We lose a lot. If you live somewhere that gets below freezing or that gets snow in the winter, that opens up a huge world of winter recreation possibilities — skiing, snowshoeing, ice skating — and also a world of beauty and fascination. Even people who don’t love winter tend to think of a White Christmas and snowy cabins when they picture a winter that they would love. Ice and frost can be really beautiful.

In my personal experience, and in the experiences of many people I’ve spoken to throughout Scandinavia, a few degrees or more below freezing is much better than a few degrees above freezing because then you get that humidity, and that cold soaks into your bones. There are a lot of places in the U.S. that are really on the border, where a few degrees makes a really big difference between a colder, snowier winter and a warmer, rainier winter. Snow also reflects light; it makes it brighter during the darkest days of the year.

I’m glad you brought that up! One of the things I learned last time we spoke was that climate change is making the world darker in the sense that snow is what reflects light in the wintertime, so warmer and drizzlier winters are potentially more difficult for us to tolerate than very cold ones. What would you recommend people who live in these transitional or rapidly changing climates do to combat the winter blues?

Working with the darkness is key wherever you live, whether it’s somewhere snowier or less snowy. In Scandinavia, you will not see big, bright overhead lights on in people’s houses during the night or the evening in the winter. It’s almost counterintuitive because you think, “Oh, it’s dark outside, let me make it as bright as possible in here.” But that creates a really strong contrast that is tiring for our eyes and our bodies.

Lower lights — using candlelight — turn the darkness into an asset. You can only eat dinner by candlelight when the sun sets early; it makes the darkness part of the vibe and it also reduces the big contrast with the outdoors. That might make it easier to get outside and do things, too, because it doesn’t look as dark out compared to inside. On a gray, rainy morning, I will light candles for 15 minutes when I eat my breakfast. In the U.S., this sort of lighting is usually reserved for special occasions, but I think making it part of the everyday is really valuable.

You also write in the book about rebranding Christmas lights as “winter lights” and leaving them up all season long.

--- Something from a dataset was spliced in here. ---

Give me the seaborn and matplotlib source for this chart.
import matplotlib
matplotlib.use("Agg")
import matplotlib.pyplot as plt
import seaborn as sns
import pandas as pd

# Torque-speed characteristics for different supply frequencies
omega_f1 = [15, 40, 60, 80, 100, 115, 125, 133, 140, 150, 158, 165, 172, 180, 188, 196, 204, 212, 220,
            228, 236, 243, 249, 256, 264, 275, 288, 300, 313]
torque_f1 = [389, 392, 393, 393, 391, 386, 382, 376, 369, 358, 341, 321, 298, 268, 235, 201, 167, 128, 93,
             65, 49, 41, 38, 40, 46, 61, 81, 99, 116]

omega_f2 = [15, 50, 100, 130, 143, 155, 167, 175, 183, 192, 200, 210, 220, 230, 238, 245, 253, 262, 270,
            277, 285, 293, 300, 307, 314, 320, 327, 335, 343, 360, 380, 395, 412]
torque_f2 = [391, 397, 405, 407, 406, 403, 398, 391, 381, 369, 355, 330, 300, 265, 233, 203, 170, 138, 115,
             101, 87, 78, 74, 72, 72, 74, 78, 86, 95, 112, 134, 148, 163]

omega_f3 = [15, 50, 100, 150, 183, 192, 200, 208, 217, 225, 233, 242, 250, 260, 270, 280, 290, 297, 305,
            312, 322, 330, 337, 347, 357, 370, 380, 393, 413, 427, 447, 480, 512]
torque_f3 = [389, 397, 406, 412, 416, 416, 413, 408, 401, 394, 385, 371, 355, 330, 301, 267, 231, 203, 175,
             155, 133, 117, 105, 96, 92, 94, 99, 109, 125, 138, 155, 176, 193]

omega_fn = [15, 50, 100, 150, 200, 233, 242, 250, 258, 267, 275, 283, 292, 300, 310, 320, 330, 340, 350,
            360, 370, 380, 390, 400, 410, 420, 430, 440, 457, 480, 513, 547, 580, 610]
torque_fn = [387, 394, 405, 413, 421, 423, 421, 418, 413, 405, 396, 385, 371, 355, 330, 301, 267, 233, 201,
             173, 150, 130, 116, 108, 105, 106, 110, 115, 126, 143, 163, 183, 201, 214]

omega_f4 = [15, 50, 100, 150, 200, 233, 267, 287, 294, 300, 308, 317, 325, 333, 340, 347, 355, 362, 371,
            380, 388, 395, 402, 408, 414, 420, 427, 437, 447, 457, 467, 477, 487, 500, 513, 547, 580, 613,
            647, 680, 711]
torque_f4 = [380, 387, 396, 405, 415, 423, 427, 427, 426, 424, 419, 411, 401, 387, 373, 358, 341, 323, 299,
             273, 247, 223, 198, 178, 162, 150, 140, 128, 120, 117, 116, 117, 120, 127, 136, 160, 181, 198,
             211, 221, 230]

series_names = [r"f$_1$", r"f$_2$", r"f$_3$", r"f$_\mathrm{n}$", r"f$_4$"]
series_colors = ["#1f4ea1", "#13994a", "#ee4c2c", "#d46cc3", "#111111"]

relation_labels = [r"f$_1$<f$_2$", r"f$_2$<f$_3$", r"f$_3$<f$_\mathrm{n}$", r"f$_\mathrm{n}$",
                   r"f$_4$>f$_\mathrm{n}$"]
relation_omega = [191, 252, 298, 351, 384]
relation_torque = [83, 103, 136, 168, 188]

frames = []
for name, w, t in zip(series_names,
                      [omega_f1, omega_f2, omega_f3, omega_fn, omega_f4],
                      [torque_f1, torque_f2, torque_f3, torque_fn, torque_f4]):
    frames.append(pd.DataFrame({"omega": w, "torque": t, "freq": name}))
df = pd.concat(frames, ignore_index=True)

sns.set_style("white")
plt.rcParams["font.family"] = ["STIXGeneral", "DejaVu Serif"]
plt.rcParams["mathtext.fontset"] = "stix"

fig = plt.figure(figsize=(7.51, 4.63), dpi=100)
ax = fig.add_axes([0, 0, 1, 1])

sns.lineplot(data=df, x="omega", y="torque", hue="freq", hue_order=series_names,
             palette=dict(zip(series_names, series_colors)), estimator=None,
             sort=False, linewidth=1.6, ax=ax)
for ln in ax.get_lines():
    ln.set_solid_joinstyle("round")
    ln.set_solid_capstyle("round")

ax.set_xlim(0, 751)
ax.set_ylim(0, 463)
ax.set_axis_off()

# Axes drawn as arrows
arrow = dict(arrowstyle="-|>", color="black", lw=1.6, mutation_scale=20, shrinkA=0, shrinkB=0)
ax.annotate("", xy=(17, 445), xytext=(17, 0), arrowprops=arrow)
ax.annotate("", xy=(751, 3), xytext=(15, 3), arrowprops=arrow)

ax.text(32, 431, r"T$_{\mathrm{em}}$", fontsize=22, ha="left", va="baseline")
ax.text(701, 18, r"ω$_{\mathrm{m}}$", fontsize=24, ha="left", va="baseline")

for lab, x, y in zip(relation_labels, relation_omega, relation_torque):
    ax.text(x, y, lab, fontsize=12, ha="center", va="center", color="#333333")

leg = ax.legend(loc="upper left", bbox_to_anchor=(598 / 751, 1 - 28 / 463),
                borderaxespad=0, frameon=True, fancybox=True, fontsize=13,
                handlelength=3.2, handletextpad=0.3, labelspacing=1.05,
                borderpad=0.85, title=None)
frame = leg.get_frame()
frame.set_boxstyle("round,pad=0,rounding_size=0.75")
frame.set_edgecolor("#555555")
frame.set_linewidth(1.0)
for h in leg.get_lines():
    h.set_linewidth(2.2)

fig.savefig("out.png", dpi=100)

This is something they did in Edmonton, Canada, when they were working on their winter city strategy. It kind of kills me when the Christmas lights come down in the second week of January! We have so much winter darkness left to go and we need that light. Even at home, using twinkly lights in our living rooms makes such a difference in the vibe.

You can only enjoy Christmas lights or winter lights when it’s dark out, and acknowledging that darkness brings something special also helps reframe our feelings about winter.

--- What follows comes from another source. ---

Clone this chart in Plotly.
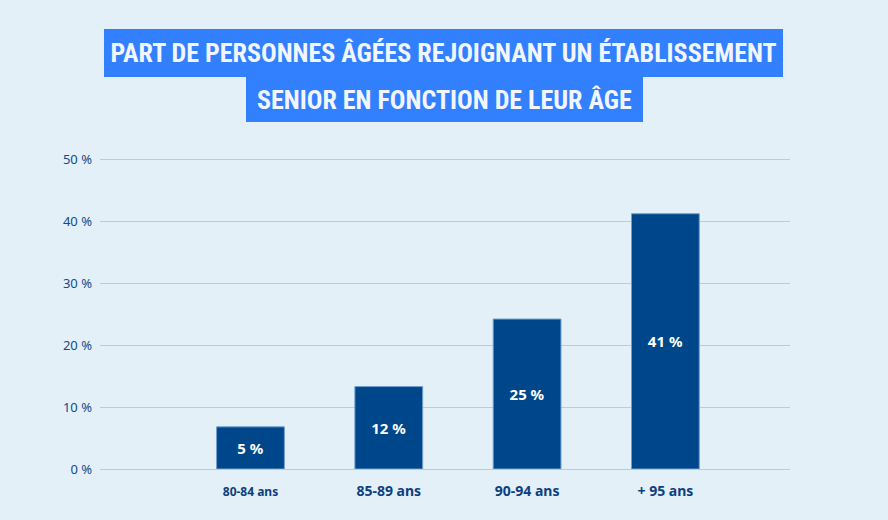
import plotly.graph_objects as go

categories = ["80-84 ans", "85-89 ans", "90-94 ans", "+ 95 ans"]
tick_text = ['<span style="font-size:12px">80-84 ans</span>', "85-89 ans", "90-94 ans", "+ 95 ans"]
values = [6.8, 13.3, 24.2, 41.2]
labels = ["5 %", "12 %", "25 %", "41 %"]
y_ticks = [0, 10, 20, 30, 40, 50]
y_tick_text = ["0 %", "10 %", "20 %", "30 %", "40 %", "50 %"]
title_lines = ["PART DE PERSONNES ÂGÉES REJOIGNANT UN ÉTABLISSEMENT",
               "SENIOR EN FONCTION DE LEUR ÂGE"]

BG = "#e3f0f8"
BAR = "#00468a"
TXT = "#134a8a"
GRID = "#b4cde3"
TITLE_BG = "#3380ff"

W, H = 888, 520
ML, MR, MT, MB = 100, 98, 153, 51

fig = go.Figure()
fig.add_trace(go.Bar(
    x=list(range(len(categories))), y=values, width=0.49,
    marker=dict(color=BAR, line=dict(color="#6f9fcf", width=1)),
    text=labels, textposition="inside", insidetextanchor="middle",
    textangle=0,
    textfont=dict(family="Noto Sans", size=15, color="white", weight="bold"),
    hoverinfo="skip",
))

fig.update_layout(
    width=W, height=H,
    margin=dict(l=ML, r=MR, t=MT, b=MB),
    paper_bgcolor=BG, plot_bgcolor=BG,
    showlegend=False,
    xaxis=dict(range=[-1.088, 3.901], tickmode="array",
               tickvals=list(range(len(categories))), ticktext=tick_text,
               showgrid=False, zeroline=False, showline=False,
               tickfont=dict(family="Noto Sans", size=14, color="#0e3f7f", weight="bold"),
               ticklabelstandoff=12, fixedrange=True),
    yaxis=dict(range=[0, 51], tickmode="array", tickvals=y_ticks, ticktext=y_tick_text,
               showgrid=True, gridcolor=GRID, gridwidth=1,
               zeroline=True, zerolinecolor=GRID, zerolinewidth=1,
               showline=False,
               tickfont=dict(family="Noto Sans", size=13, color=TXT),
               ticklabelstandoff=7, fixedrange=True),
)

def px_to_paper_x(px):
    return (px - ML) / (W - ML - MR)

def px_to_paper_y(py):
    return (H - MB - py) / (H - MT - MB)

boxes = [(104, 783, 30, 78), (246, 643, 78, 123)]
for text, (x0, x1, y0, y1) in zip(title_lines, boxes):
    fig.add_annotation(
        text=f"<b>{text}</b>", xref="paper", yref="paper",
        x=px_to_paper_x((x0 + x1) / 2), y=px_to_paper_y((y0 + y1) / 2 - 1),
        xanchor="center", yanchor="middle", showarrow=False,
        width=x1 - x0, height=y1 - y0, borderpad=0, borderwidth=0,
        bgcolor=TITLE_BG,
        font=dict(family="Liberation Sans Narrow, Roboto Condensed, Noto Sans", size=26, color="#f2f6ff"),
    )

fig.write_html("out.html")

You wrote this book because many people struggle with the winter. But as I was reading it, I was thinking about how much I dread summer and the inescapable heat of August. Do you think the mindset strategies you suggest for winter could apply to “summering” as well?

They are really different challenges. My theory about winter is that the cold is not as big a problem as the darkness. There is research that backs this up: Evidence shows that light makes us feel awake and that it makes us feel good, and darkness makes us feel tired and can have a mild depressant effect. But the larger message of the book, and the larger approach to the winter mindset, is to find the opportunity in the challenge that you’re facing. And that can help us with anything — including really hot summers.

So, what’s the opportunity? Maybe the opportunity is that you can do more things at night when the temperature is really nice; there is something really lovely about being outside at night when it’s warm! Or maybe you can spend time resting during the hottest parts of the day, like they do in places like Spain. I’ve been to other places in the Mediterranean where they have metal blackout shades that are great for sleeping and keeping it cool. We should think, “What are the opportunities here to work with the climate, to build houses differently that have better cross breezes or have atriums?” We need to work with this reality.We need to adapt.

When did you start thinking about climate change in your winter mindset work?

It really came from my experiences in the Arctic. I’d talk to people there and they would be like, “It’s raining in January. That’s very unusual.” When I was living in Norway [between 2014 and 2015], I went to Svalbard, and there was a bunch of stuff that I couldn’t do because it had been too warm. It had rained, and then the rain freezes on the mountain tops, and it snows on top of that, and then there’s avalanche risk. We were going to go to some ice caves and it wasn’t safe at that time. I was talking to people in Svalbard who were like, “Normally, this fjord freezes over, and we can snowmobile from place to place in the winter, but this year, we can’t.”

Being [in Tromsø, Norway], living there, talking to those people, and really caring about that community, and staying plugged in from afar — it’s really personal. A lot of the things that I was learning about in my research that people in Tromsø look forward to, and that make winter great, are not things that they can always count on. And I think that’s true everywhere you go.